▸ **STATED TASK**: Copy every line that mentions the word "chart".
|---|
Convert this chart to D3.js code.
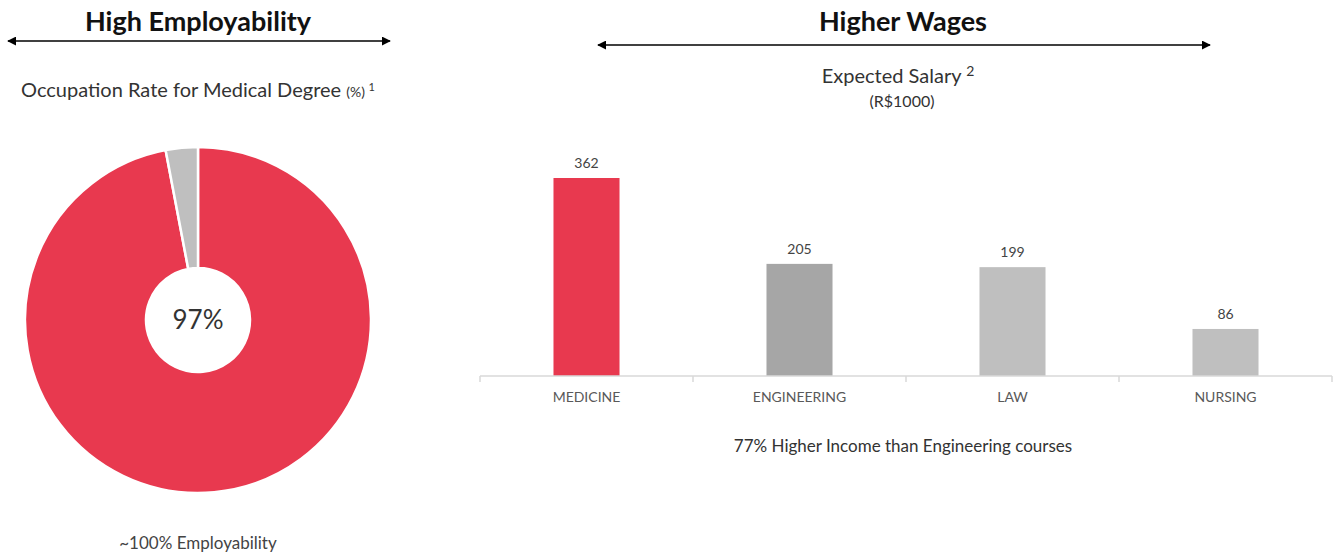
<!DOCTYPE html>
<html>
<head>
<meta charset="utf-8">
<script src="https://cdn.jsdelivr.net/npm/d3@7"></script>
<style>
  body { margin: 0; background: #fff; }
  text { font-family: Lato, 'Open Sans', sans-serif; }
</style>
</head>
<body>
<svg id="chart"></svg>
<script>
// occupation rate (pie)
const occupationLabels = ['Employed', 'Other']
const occupationValues = [97, 3]

// expected salary (bars)
const courses = ['MEDICINE', 'ENGINEERING', 'LAW', 'NURSING']
const salaries = [362, 205, 199, 86]

const width = 1340
const height = 553
const red = '#e8394f'
const barColors = [red, '#a6a6a6', '#bfbfbf', '#bfbfbf']

const svg = d3.select('#chart').attr('width', width).attr('height', height)

const defs = svg.append('defs')
defs.append('marker')
  .attr('id', 'arrow')
  .attr('viewBox', '0 0 10 10')
  .attr('refX', 9)
  .attr('refY', 5)
  .attr('markerWidth', 9)
  .attr('markerHeight', 9)
  .attr('markerUnits', 'userSpaceOnUse')
  .attr('orient', 'auto-start-reverse')
  .append('path')
  .attr('d', 'M0,0 L10,5 L0,10 z')
  .attr('fill', '#000')

// section headers with double arrows
function header (title, cx, x1, x2, y) {
  svg.append('text')
    .attr('x', cx).attr('y', 31)
    .attr('text-anchor', 'middle')
    .attr('font-size', 27).attr('font-weight', 'bold')
    .attr('fill', '#111')
    .text(title)
  svg.append('line')
    .attr('x1', x1).attr('x2', x2)
    .attr('y1', y).attr('y2', y)
    .attr('stroke', '#000').attr('stroke-width', 1.5)
    .attr('marker-start', 'url(#arrow)')
    .attr('marker-end', 'url(#arrow)')
}
header('High Employability', 198, 8, 390, 41)
header('Higher Wages', 903, 598, 1210, 45)

// ---- pie ----
const pieG = svg.append('g').attr('transform', 'translate(198,320)')
const pie = d3.pie().sort(null)
const arc = d3.arc().innerRadius(52).outerRadius(173)

pieG.selectAll('path')
  .data(pie(occupationValues))
  .join('path')
  .attr('d', arc)
  .attr('fill', (d, i) => i === 0 ? red : '#bfbfbf')
  .attr('stroke', '#fff')
  .attr('stroke-width', 2.5)

pieG.append('text')
  .attr('text-anchor', 'middle')
  .attr('dy', '0.35em')
  .attr('font-size', 26)
  .attr('fill', '#333')
  .text(occupationValues[0] + '%')

const sub1 = svg.append('text')
  .attr('x', 198).attr('y', 97)
  .attr('text-anchor', 'middle')
  .attr('font-size', 20).attr('fill', '#333')
sub1.append('tspan').text('Occupation Rate for Medical Degree ')
sub1.append('tspan').attr('font-size', 14).text('(%) ')
sub1.append('tspan').attr('font-size', 11).attr('dy', -6).text('1')

svg.append('text')
  .attr('x', 198).attr('y', 549)
  .attr('text-anchor', 'middle')
  .attr('font-size', 17).attr('fill', '#444')
  .text('~100% Employability')

// ---- bars ----
const baseY = 376
const x = d3.scaleBand().domain(courses).range([480, 1332]).paddingInner(0.69).paddingOuter(0.345)
const y = d3.scaleLinear().domain([0, 362]).range([baseY, 178])

const barG = svg.append('g')
barG.selectAll('rect')
  .data(salaries)
  .join('rect')
  .attr('x', (d, i) => x(courses[i]))
  .attr('y', d => y(d))
  .attr('width', x.bandwidth())
  .attr('height', d => baseY - y(d))
  .attr('fill', (d, i) => barColors[i])

barG.selectAll('.val')
  .data(salaries)
  .join('text')
  .attr('class', 'val')
  .attr('x', (d, i) => x(courses[i]) + x.bandwidth() / 2)
  .attr('y', d => y(d) - 10)
  .attr('text-anchor', 'middle')
  .attr('font-size', 14).attr('fill', '#444')
  .text(d => d)

// axis with boundary ticks
const axisG = svg.append('g').attr('transform', `translate(0,${baseY})`)
axisG.append('line')
  .attr('x1', 480).attr('x2', 1332)
  .attr('stroke', '#d9d9d9').attr('stroke-width', 1.5)
const bounds = d3.range(courses.length + 1).map(i => 480 + i * x.step())
axisG.selectAll('.tk')
  .data(bounds)
  .join('line')
  .attr('class', 'tk')
  .attr('x1', d => d).attr('x2', d => d)
  .attr('y1', 0).attr('y2', 6)
  .attr('stroke', '#d9d9d9').attr('stroke-width', 1.5)
axisG.selectAll('.cat')
  .data(courses)
  .join('text')
  .attr('class', 'cat')
  .attr('x', d => x(d) + x.bandwidth() / 2)
  .attr('y', 26)
  .attr('text-anchor', 'middle')
  .attr('font-size', 14).attr('fill', '#595959')
  .text(d => d)

const sub2 = svg.append('text')
  .attr('x', 898).attr('y', 83)
  .attr('text-anchor', 'middle')
  .attr('font-size', 20).attr('fill', '#333')
sub2.append('tspan').text('Expected Salary ')
sub2.append('tspan').attr('font-size', 14).attr('dy', -7).text('2')
svg.append('text')
  .attr('x', 902).attr('y', 107)
  .attr('text-anchor', 'middle')
  .attr('font-size', 16).attr('fill', '#333')
  .text('(R$1000)')

svg.append('text')
  .attr('x', 903).attr('y', 452)
  .attr('text-anchor', 'middle')
  .attr('font-size', 17).attr('fill', '#333')
  .text('77% Higher Income than Engineering courses')
</script>
</body>
</html>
|---|
▸ **FINAL RESULT**:
Convert this chart to D3.js code.
<svg id="chart"></svg>
const svg = d3.select('#chart').attr('width', width).attr('height', height)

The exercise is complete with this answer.